Here’s how Jack Curtis, a principal at New York design firm CetraRuddy, explained Revel: “The conception and design of the casino had a very clear vision. Located at the end of the boardwalk, it was meant to be a gateway to a new phase for Atlantic City, the first of a wave of new developments that would set higher architectural design standards.”

Revel was unique in several respects, he said. “Casinos are typically inward looking: A box with an entrance marquee. Revel was a skyline building with towers decorated to appear as if they were rising up to face the ocean.” Here he points to one possible misstep. “Revel was scaled back before it was even built. The original design had two towers, both hotel. Perhaps if the second tower had been built as residential, it might have added some diversity to the project.”

Shortly after the closing, Ford asked, “Will it remain closed forever?” Answering his own question: “Absolutely not. It will be sold, and for pennies on the dollar.” He was right. A Florida buyer came forward only days after the hotel closed with a $90-million offer, far below the cost to build the hotel, which was accepted by the owners. However, it’s still unclear if the sale goes through what the buyer, Glenn Straub, intends to do with the property. But the future of Atlantic City may be clear: “The days of A.C. resorts thriving like they did before is not reality,” Ford said.

Vegas Build Up
Las Vegas is not without its false starts. Just look at the recent sale of The Cosmopolitan to Blackstone Group for $1.7 billion, well below the almost $4 billion it cost to build the hotel. Then there is this nugget: The Cosmopolitan, which opened in December 2010, has never reported an annual profit.
But The Cosmopolitan is only one of a few cautionary tales. Meanwhile, developers are building and owners are renovating/converting—the latter more and more of a trend, as Ford explained, to boost rates.

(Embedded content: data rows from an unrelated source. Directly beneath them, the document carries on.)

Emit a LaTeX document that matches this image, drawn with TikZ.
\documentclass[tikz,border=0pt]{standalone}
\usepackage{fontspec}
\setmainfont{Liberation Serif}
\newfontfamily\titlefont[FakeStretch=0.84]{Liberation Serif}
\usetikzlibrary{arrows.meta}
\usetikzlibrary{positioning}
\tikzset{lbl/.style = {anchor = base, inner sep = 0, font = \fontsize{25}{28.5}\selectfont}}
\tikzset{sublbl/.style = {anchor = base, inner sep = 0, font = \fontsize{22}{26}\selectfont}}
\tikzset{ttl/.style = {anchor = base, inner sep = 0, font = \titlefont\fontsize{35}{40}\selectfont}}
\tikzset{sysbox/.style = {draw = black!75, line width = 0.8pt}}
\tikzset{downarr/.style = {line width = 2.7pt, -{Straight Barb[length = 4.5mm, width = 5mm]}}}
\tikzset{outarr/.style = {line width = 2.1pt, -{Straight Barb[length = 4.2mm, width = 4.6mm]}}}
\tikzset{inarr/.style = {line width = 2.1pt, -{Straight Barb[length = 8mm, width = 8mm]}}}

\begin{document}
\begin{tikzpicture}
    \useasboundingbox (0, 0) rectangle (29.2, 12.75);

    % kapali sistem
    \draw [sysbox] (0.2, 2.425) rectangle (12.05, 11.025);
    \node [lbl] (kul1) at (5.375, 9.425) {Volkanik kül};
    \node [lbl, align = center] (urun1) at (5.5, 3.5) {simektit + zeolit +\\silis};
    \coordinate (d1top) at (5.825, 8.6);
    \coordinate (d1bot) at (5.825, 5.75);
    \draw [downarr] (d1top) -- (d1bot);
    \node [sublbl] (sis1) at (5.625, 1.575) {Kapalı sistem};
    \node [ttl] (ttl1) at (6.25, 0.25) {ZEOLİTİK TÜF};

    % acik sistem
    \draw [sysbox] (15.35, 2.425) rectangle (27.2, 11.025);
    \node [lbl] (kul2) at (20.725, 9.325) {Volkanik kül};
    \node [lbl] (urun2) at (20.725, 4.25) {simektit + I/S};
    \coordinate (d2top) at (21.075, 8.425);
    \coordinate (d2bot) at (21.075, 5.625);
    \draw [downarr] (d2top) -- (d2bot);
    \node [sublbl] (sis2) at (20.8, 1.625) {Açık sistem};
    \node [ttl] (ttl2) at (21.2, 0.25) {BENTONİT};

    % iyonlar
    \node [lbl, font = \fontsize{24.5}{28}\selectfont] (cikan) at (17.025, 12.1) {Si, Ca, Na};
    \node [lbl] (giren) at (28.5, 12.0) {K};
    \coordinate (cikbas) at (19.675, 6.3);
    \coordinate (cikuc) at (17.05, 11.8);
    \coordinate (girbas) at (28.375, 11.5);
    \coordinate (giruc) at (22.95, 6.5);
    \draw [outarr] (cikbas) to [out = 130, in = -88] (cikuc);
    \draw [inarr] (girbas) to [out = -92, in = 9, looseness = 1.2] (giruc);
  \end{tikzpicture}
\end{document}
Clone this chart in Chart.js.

“Since 2008, Vegas hasn’t had a new construction cycle for the most part,” Ford said. “There has been a renovation wave. Many hotels are looking to find ways to bring more rate scales to their resorts.” This includes Caesars, which launched the Nobu Hotel and is renovating the former Quad into the Linq Hotel & Casino, MGM Grand with its Skylofts and the redevelopment of what is now The Cromwell.

One of the more recent high-profile openings was SLS Las Vegas, on the former grounds of the Sahara Hotel. The hotel, on the northern end of the Strip, is full of notable brands with big personalities behind it, including architecture firm Gensler, famed designer Philippe Starck and even Lenny Kravitz, who put his funky touch on some of the hotel’s suites. Inside, the hotel boasts such restaurants as Los Angeles import Katsuya, and notable hotspots including Foxtail.

The hotel is one of the first members in Hilton Worldwide’s new soft brand, Curio, A Collection by Hilton, and as Dianna Vaughan, global head of Curio, said, SLS Las Vegas is certainly in line with the new countenance of Sin City, catering to the younger set who undoubtedly want more out of their Vegas experience than just a nice casino and buffet.

“The hotel has done a good job nodding to the past, but connecting also with the new Vegas,” she said, referring to the Sahara’s Rat Pack glory days. “There is so much to do. You see 20-somethings: They spend their money on F&B and entertainment. They might not gamble as much.”

SLS Las Vegas has achieved what other hotels in Las Vegas set out to become: something to everyone. While Atlantic City tried the same with Revel, and to the same extent Borgata, it may have been done in more by what is out of its control. “A.C. is at a disadvantage,” Vaughan said. “There are so many casino options within the A.C. drive area. If you fly into Los Angeles or even Las Vegas, you don’t have as many options. There is more competition for Atlantic City [as a city] that Las Vegas doesn’t have.”